The North’s Central Public Prosecutors Office said Friday it was opening the prosecution of those responsible for what it called “state-sponsored terrorism” against Kim Jong-Un.
It named South Korea’s National Intelligence Service (NIS) director Lee Byung-Ho, an NIS team director surnamed Han, NIS agent Jo Ki-Chol, and Chinese businessman Xu Guanghai as suspects, along with “masterminds in CIA”.
“We urge the relevant authorities to immediately detect and arrest and hand over” the wanted individuals, who were “targets of due heavy punishment”, it said in a statement carried by Pyongyang’s state media.
“None of the brutal perpetrators of hideous state-sponsored terrorism aiming at the removal of the DPRK supreme leadership will survive on this planet,” it added, using the acronym for the North’s official name.
Rights groups accuse the North of widespread abuses, including an absence of fair trials.
The North is technically still at war with the South and has no diplomatic relations with the US, but China is its sole major ally.

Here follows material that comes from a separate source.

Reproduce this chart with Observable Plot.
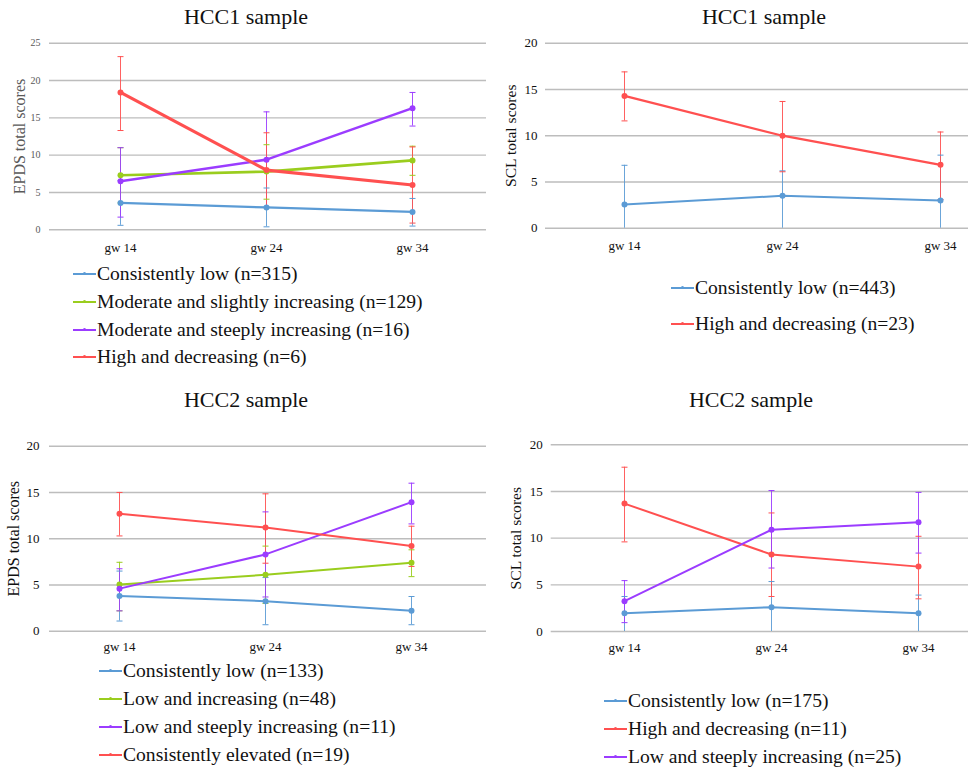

Xu was described as director general of the Qingdao NAZCA Trade Co. Checks by AFP on Chinese databases show a company of that name was founded on March 7 this year, with Xu named as its legal representative.
A spokesman for the NIS said the South’s spy agency had no information about the alleged assassination plot.
Pyongyang has said a North Korean citizen named only as Kim was bribed and blackmailed to carry out the attack.
But any attempt on Kim would be extremely difficult to pull off due to supertight security around him and Pyongyang’s extensive surveillance of its own population.